A propriedade é um direito que alguns têm, uns
em abundância. A concentração de terras é comum no Brasil, e, muitas vezes,
esses grandes latifúndios que deveriam cumprir sua função social, de acordo com
a Constituição de 1988, não o fazem. O Estado, teoricamente, deveria fiscalizar
essas propriedades e penalizar as que não estão de acordo com a Constituição,
porém, isso pouco ocorre.
Por isso, o grupo MST ocupa as terras com
problemas legais, que não cumprem sua função social e que tenham um outro problema
de cartório ou IPTU não pago. Apenas a falta da função social não basta, pois,
conforme diz Boaventura de Sousa Santos, o direito é polarizado, focado em um
direito configurativo, ou seja, que reflete as configurações de poder. Esse
poder sendo composto pela bancada ruralista, que apoia a concentração de
terras.
O direito brasileiro apresenta relações de
poder muito desiguais, pois certas pessoas têm maior capacidade de manipular o
direito (como as que compõe o poder), e outras não. O que causa um desequilíbrio,
fazendo com que o direito brasileiro se divida entre os 1% (elite) e os 99%
(maioria prejudicada).
O MST faz parte dos 99% e apresenta um caráter
de indignação, resultado da desigualdade social e da polarização do direito.
Eles lutam por melhores condições de vida, principalmente por um lugar para
morar. Então eles tentam algo que o Boaventura chama de “mobilização jurídica
proativa”, ou seja, eles mobilizam o judiciário de forma que suas necessidades
sejam garantidas.

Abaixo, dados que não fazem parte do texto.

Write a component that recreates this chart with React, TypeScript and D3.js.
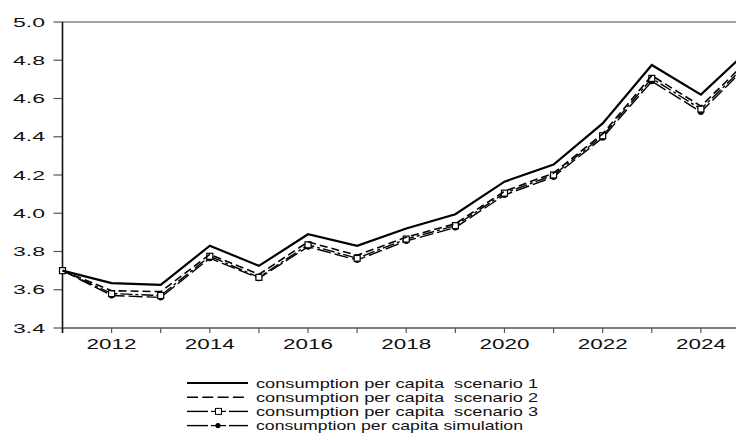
import React, { useEffect, useRef } from 'react'
import * as d3 from 'd3'

// values
const years = [2011, 2012, 2013, 2014, 2015, 2016, 2017, 2018, 2019, 2020, 2021, 2022, 2023, 2024, 2025]
const scenario1 = [3.70, 3.635, 3.625, 3.83, 3.725, 3.89, 3.83, 3.92, 3.995, 4.165, 4.255, 4.47, 4.775, 4.62, 4.86]
const scenario2 = [3.70, 3.595, 3.59, 3.785, 3.68, 3.85, 3.78, 3.875, 3.945, 4.115, 4.21, 4.415, 4.72, 4.56, 4.81]
const scenario3 = [3.70, 3.58, 3.57, 3.775, 3.665, 3.835, 3.765, 3.865, 3.935, 4.105, 4.2, 4.405, 4.705, 4.545, 4.795]
const simulation = [3.70, 3.57, 3.56, 3.765, 3.66, 3.825, 3.755, 3.855, 3.925, 4.095, 4.19, 4.395, 4.69, 4.53, 4.785]
const yTicks = [3.4, 3.6, 3.8, 4.0, 4.2, 4.4, 4.6, 4.8, 5.0]
const xLabelYears = [2012, 2014, 2016, 2018, 2020, 2022, 2024]
const legendLabels = [
  'consumption per capita  scenario 1',
  'consumption per capita  scenario 2',
  'consumption per capita  scenario 3',
  'consumption per capita simulation',
]

const FONT = "'Liberation Sans', Arial, sans-serif"

export default function App() {
  const ref = useRef<SVGSVGElement | null>(null)

  useEffect(() => {
    const svg = d3.select(ref.current)
    svg.selectAll('*').remove()
    const width = 736, height = 441
    const plot = { left: 62.5, top: 22, bottom: 328, right: 750 }

    const x = d3.scaleLinear([2011, 2025], [plot.left, plot.right])
    const y = d3.scaleLinear([3.4, 5.0], [plot.bottom, plot.top])

    svg.attr('width', width).attr('height', height)

    // frame
    svg.append('line').attr('x1', plot.left).attr('x2', width).attr('y1', plot.top).attr('y2', plot.top)
      .attr('stroke', '#444').attr('stroke-width', 1.2)
    svg.append('line').attr('x1', plot.left).attr('x2', width).attr('y1', plot.bottom).attr('y2', plot.bottom)
      .attr('stroke', '#555').attr('stroke-width', 1.4)

    // x ticks and labels
    const xg = svg.append('g')
    xg.selectAll('line').data(years).join('line')
      .attr('x1', d => x(d)).attr('x2', d => x(d))
      .attr('y1', plot.bottom).attr('y2', plot.bottom + 5)
      .attr('stroke', '#555').attr('stroke-width', 1.2)
    xg.selectAll('text').data(xLabelYears).join('text')
      .attr('x', d => x(d) - 25).attr('y', plot.bottom + 21)
      .attr('textLength', 50).attr('lengthAdjust', 'spacingAndGlyphs')
      .attr('font-family', FONT).attr('font-size', 14).attr('fill', '#111')
      .text(d => String(d))

    // y ticks and labels
    const yg = svg.append('g')
    yg.selectAll('line').data(yTicks).join('line')
      .attr('x1', plot.left - 9).attr('x2', plot.left)
      .attr('y1', d => y(d)).attr('y2', d => y(d))
      .attr('stroke', '#555').attr('stroke-width', 1.2)
    yg.selectAll('text').data(yTicks).join('text')
      .attr('x', 13).attr('y', d => y(d) + 4.5)
      .attr('textLength', 32).attr('lengthAdjust', 'spacingAndGlyphs')
      .attr('font-family', FONT).attr('font-size', 13).attr('fill', '#111')
      .text(d => d.toFixed(1))

    svg.append('line').attr('x1', plot.left).attr('x2', plot.left).attr('y1', plot.top).attr('y2', plot.bottom + 5)
      .attr('stroke', '#111').attr('stroke-width', 1.6)

    const series = [
      { values: scenario1, dash: null, w: 2.2, marker: 'none' },
      { values: scenario2, dash: '8,4', w: 1.6, marker: 'none' },
      { values: scenario3, dash: '12,3,3,3', w: 1.4, marker: 'square' },
      { values: simulation, dash: '14,4', w: 1.4, marker: 'dot' },
    ]
    const line = d3.line<number>().x((d, i) => x(years[i])).y(d => y(d))

    const lines = svg.append('g')
    series.slice().reverse().forEach(s => {
      lines.append('path').datum(s.values)
        .attr('d', line).attr('fill', 'none').attr('stroke', '#000')
        .attr('stroke-width', s.w).attr('stroke-dasharray', s.dash)
        .attr('stroke-linejoin', 'miter')
      if (s.marker === 'square') {
        lines.append('g').selectAll('rect').data(s.values).join('rect')
          .attr('x', (d, i) => x(years[i]) - 3).attr('y', d => y(d) - 3)
          .attr('width', 6).attr('height', 6)
          .attr('fill', '#fff').attr('stroke', '#000').attr('stroke-width', 1.2)
      }
      if (s.marker === 'dot') {
        lines.append('g').selectAll('circle').data(s.values).join('circle')
          .attr('cx', (d, i) => x(years[i])).attr('cy', d => y(d))
          .attr('r', 3).attr('fill', '#000')
      }
    })

    // legend
    const lg = svg.append('g')
    const rowY = (i: number) => 383 + i * 14.2
    series.forEach((s, i) => {
      const ly = rowY(i)
      if (s.marker === 'none') {
        lg.append('line').attr('x1', 187).attr('x2', 248).attr('y1', ly).attr('y2', ly)
          .attr('stroke', '#000').attr('stroke-width', s.w)
          .attr('stroke-dasharray', s.dash ? '11,4.3' : null)
      } else {
        lg.append('line').attr('x1', 187).attr('x2', 208).attr('y1', ly).attr('y2', ly)
          .attr('stroke', '#000').attr('stroke-width', 1.4)
        lg.append('line').attr('x1', 229).attr('x2', 248).attr('y1', ly).attr('y2', ly)
          .attr('stroke', '#000').attr('stroke-width', 1.4)
        lg.append('line').attr('x1', 211).attr('x2', 226).attr('y1', ly).attr('y2', ly)
          .attr('stroke', '#000').attr('stroke-width', 1.2)
        if (s.marker === 'square') {
          lg.append('rect').attr('x', 215.5).attr('y', ly - 3).attr('width', 6).attr('height', 6)
            .attr('fill', '#fff').attr('stroke', '#000').attr('stroke-width', 1)
        } else {
          lg.append('circle').attr('cx', 218).attr('cy', ly).attr('r', 2.6).attr('fill', '#000')
        }
      }
      const natural = legendLabels[i] === legendLabels[3] ? 267 : 282
      lg.append('text')
        .attr('x', 256).attr('y', ly + 4.5)
        .attr('textLength', natural).attr('lengthAdjust', 'spacingAndGlyphs')
        .attr('font-family', FONT).attr('font-size', 12.2).attr('fill', '#111')
        .style('white-space', 'pre')
        .text(legendLabels[i])
    })
  }, [])

  return (
    <svg ref={ref} style={{ position: 'absolute', left: 0, top: 0, background: '#fff' }} />
  )
}
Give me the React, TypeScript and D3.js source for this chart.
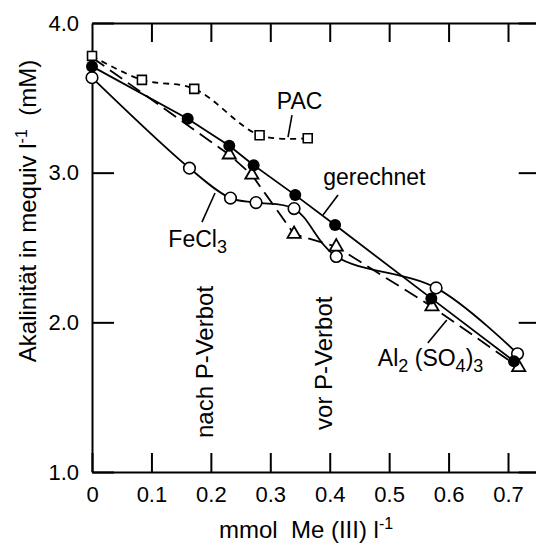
import React, { useEffect, useRef } from "react"
import * as d3 from "d3"

// mmol Me(III) per litre  /  alkalinity in mequiv per litre
const pacX = [0, 0.084, 0.172, 0.282, 0.363]
const pacY = [3.78, 3.62, 3.56, 3.25, 3.23]

const gerX = [0, 0.161, 0.231, 0.272, 0.342, 0.409, 0.571, 0.71]
const gerY = [3.71, 3.36, 3.18, 3.05, 2.85, 2.65, 2.16, 1.74]

const feX = [0, 0.164, 0.233, 0.276, 0.34, 0.411, 0.579, 0.716]
const feY = [3.635, 3.03, 2.83, 2.8, 2.76, 2.44, 2.23, 1.79]

const alX = [0, 0.231, 0.269, 0.34, 0.411, 0.572, 0.718]
const alY = [3.77, 3.12, 2.985, 2.59, 2.505, 2.105, 1.7]

const xTicks = [0, 0.1, 0.2, 0.3, 0.4, 0.5, 0.6, 0.7]
const yTicks = [1, 2, 3, 4]

const font = "'Liberation Sans', Arial, Helvetica, sans-serif"

const pts = (xs: number[], ys: number[]) => xs.map((v, i) => [v, ys[i]] as [number, number])

const App = () => {
  const ref = useRef<SVGSVGElement>(null)

  useEffect(() => {
    drawChart()
  }, [])

  const drawChart = () => {
    const svg = d3.select(ref.current)
    svg.selectAll("*").remove()

    const x = d3.scaleLinear().domain([0, 0.755]).range([92, 540.7])
    const y = d3.scaleLinear().domain([1, 4]).range([472, 23])

    const styleAxis = (g: any) => {
      g.selectAll("path, line").attr("stroke", "#000").attr("stroke-width", 2)
      g.selectAll("text").attr("font-size", 22).attr("font-family", font).attr("fill", "#000")
    }

    svg.append("g")
      .attr("transform", `translate(0,${y(1)})`)
      .call(d3.axisBottom(x).tickValues(xTicks).tickSize(-19).tickSizeOuter(0).tickPadding(14)
        .tickFormat((d: any) => (d === 0 ? "0" : d3.format(".1f")(d))))
      .call(styleAxis)
    svg.append("g")
      .attr("transform", `translate(0,${y(4)})`)
      .call(d3.axisTop(x).tickValues(xTicks.slice(1)).tickSize(-19).tickSizeOuter(0).tickFormat(() => ""))
      .call(styleAxis)
    svg.append("g")
      .attr("transform", `translate(${x(0)},0)`)
      .call(d3.axisLeft(y).tickValues(yTicks).tickSize(-22).tickSizeOuter(0).tickPadding(13)
        .tickFormat(d3.format(".1f") as any))
      .call(styleAxis)
    svg.append("g")
      .attr("transform", `translate(${x.range()[1]},0)`)
      .call(d3.axisRight(y).tickValues(yTicks).tickSize(-22).tickSizeOuter(0).tickFormat(() => ""))
      .call(styleAxis)

    const straight = d3.line().x(d => x(d[0])).y(d => y(d[1]))
    const curvy = d3.line().x(d => x(d[0])).y(d => y(d[1])).curve(d3.curveCatmullRom.alpha(0.5))

    const lines = [
      { p: pts(alX, alY), gen: straight, dash: "15,7" },
      { p: pts(pacX, pacY), gen: curvy, dash: "6,5" },
      { p: pts(feX, feY), gen: curvy, dash: null },
      { p: pts(gerX, gerY), gen: straight, dash: null },
    ]
    lines.forEach(l => {
      svg.append("path")
        .attr("d", l.gen(l.p))
        .attr("fill", "none")
        .attr("stroke", "#000")
        .attr("stroke-width", 1.8)
        .attr("stroke-dasharray", l.dash)
    })

    // first Al2(SO4)3 value sits under the other markers at x = 0
    svg.append("g").selectAll("path")
      .data(pts(alX, alY).slice(1))
      .join("path")
      .attr("transform", d => `translate(${x(d[0])},${y(d[1])})`)
      .attr("d", d3.symbol(d3.symbolTriangle, 75)())
      .attr("fill", "#fff").attr("stroke", "#000").attr("stroke-width", 1.8)

    svg.append("g").selectAll("path")
      .data(pts(pacX, pacY))
      .join("path")
      .attr("transform", d => `translate(${x(d[0])},${y(d[1])})`)
      .attr("d", d3.symbol(d3.symbolSquare, 80)())
      .attr("fill", "#fff").attr("stroke", "#000").attr("stroke-width", 1.6)

    svg.append("g").selectAll("circle")
      .data(pts(feX, feY))
      .join("circle")
      .attr("cx", d => x(d[0])).attr("cy", d => y(d[1])).attr("r", 5.8)
      .attr("fill", "#fff").attr("stroke", "#000").attr("stroke-width", 1.6)

    svg.append("g").selectAll("circle")
      .data(pts(gerX, gerY))
      .join("circle")
      .attr("cx", d => x(d[0])).attr("cy", d => y(d[1])).attr("r", 6)
      .attr("fill", "#000")

    // leader lines from labels to curves
    const leaders = [
      [[0.3365, 3.385], [0.3298, 3.238]],
      [[0.414, 2.851], [0.3887, 2.717]],
      [[0.207, 2.864], [0.185, 2.67]],
      [[0.597, 2.016], [0.565, 1.862]],
    ]
    leaders.forEach(s => {
      svg.append("line")
        .attr("x1", x(s[0][0])).attr("y1", y(s[0][1]))
        .attr("x2", x(s[1][0])).attr("y2", y(s[1][1]))
        .attr("stroke", "#000").attr("stroke-width", 1.6)
    })

    const label = (tx: number, ty: number, anchor: string, size: number, rotate = false) => {
      const t = svg.append("text")
        .attr("font-family", font).attr("font-size", size).attr("fill", "#000")
        .attr("text-anchor", anchor)
        .attr("transform", `translate(${tx},${ty})${rotate ? " rotate(-90)" : ""}`)
      return t
    }

    label(x(0.311), y(3.425), "start", 23).text("PAC")
    label(x(0.389), y(2.918), "start", 23).text("gerechnet")

    const fe = label(x(0.227), y(2.503), "end", 23)
    fe.append("tspan").text("FeCl")
    fe.append("tspan").attr("font-size", 18).attr("dy", 6).text("3")

    const al = label(x(0.481), y(1.708), "start", 23)
    al.append("tspan").text("Al")
    al.append("tspan").attr("font-size", 18).attr("dy", 6).text("2")
    al.append("tspan").attr("dy", -6).text("\u00A0(SO")
    al.append("tspan").attr("font-size", 18).attr("dy", 6).text("4")
    al.append("tspan").attr("dy", -6).text(")")
    al.append("tspan").attr("font-size", 18).attr("dy", 6).text("3")

    label(x(0.2036), y(1.227), "start", 24, true).text("nach P-Verbot")
    label(x(0.404), y(1.281), "start", 24, true).text("vor P-Verbot")

    const yt = label(36, 211, "middle", 24, true)
    yt.append("tspan").text("Akalinität in mequiv l")
    yt.append("tspan").attr("font-size", 16).attr("dy", -9).text("-1")
    yt.append("tspan").attr("dy", 9).text("\u00A0\u00A0(mM)")

    const xt = label(306, 538, "middle", 24)
    xt.append("tspan").text("mmol\u00A0\u00A0Me (III) l")
    xt.append("tspan").attr("font-size", 16).attr("dy", -9).text("-1")
  }

  return (
    <svg
      ref={ref}
      width={536}
      height={548}
      style={{ position: "absolute", left: 0, top: 0, background: "#fff" }}
    />
  )
}

export default App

Conseguindo pressionar o Judiciário, o MST fez uma iminência
de transformar a sociedade, transformando o direito configurativo em direito
prefigurativo.
Na decisão da Fazenda Primavera, o MST
conseguiu o direito prefigurativo, pois o Judiciário decidiu que aquele terreno
não estava cumprindo com suas obrigações constitucionais, assim, cedendo-a para
o MST. Os proprietários não deixavam que o INCRA fizesse vistorias, então não
se sabe para o que a propriedade servia, porém, como o INCRA era impedido de
entrar, toma-se como pressuposto que a terra não cumpria com sua função social.
Portanto, vitória do MST mostra que o direito
pode ser a esperança contra a hegemonia, contra o 1%, evidenciando a
possibilidade de alcançar a emancipação através dele. Porém, a vitória concreta
dos 99% sobre o 1% só será efetivada quando o direito deixar de ser
configurativo, ou até mesmo prefigurativo, virando um direito reconfigurativo,
ou seja, um direito usado contra a hegemonia, em uma sociedade já mudada.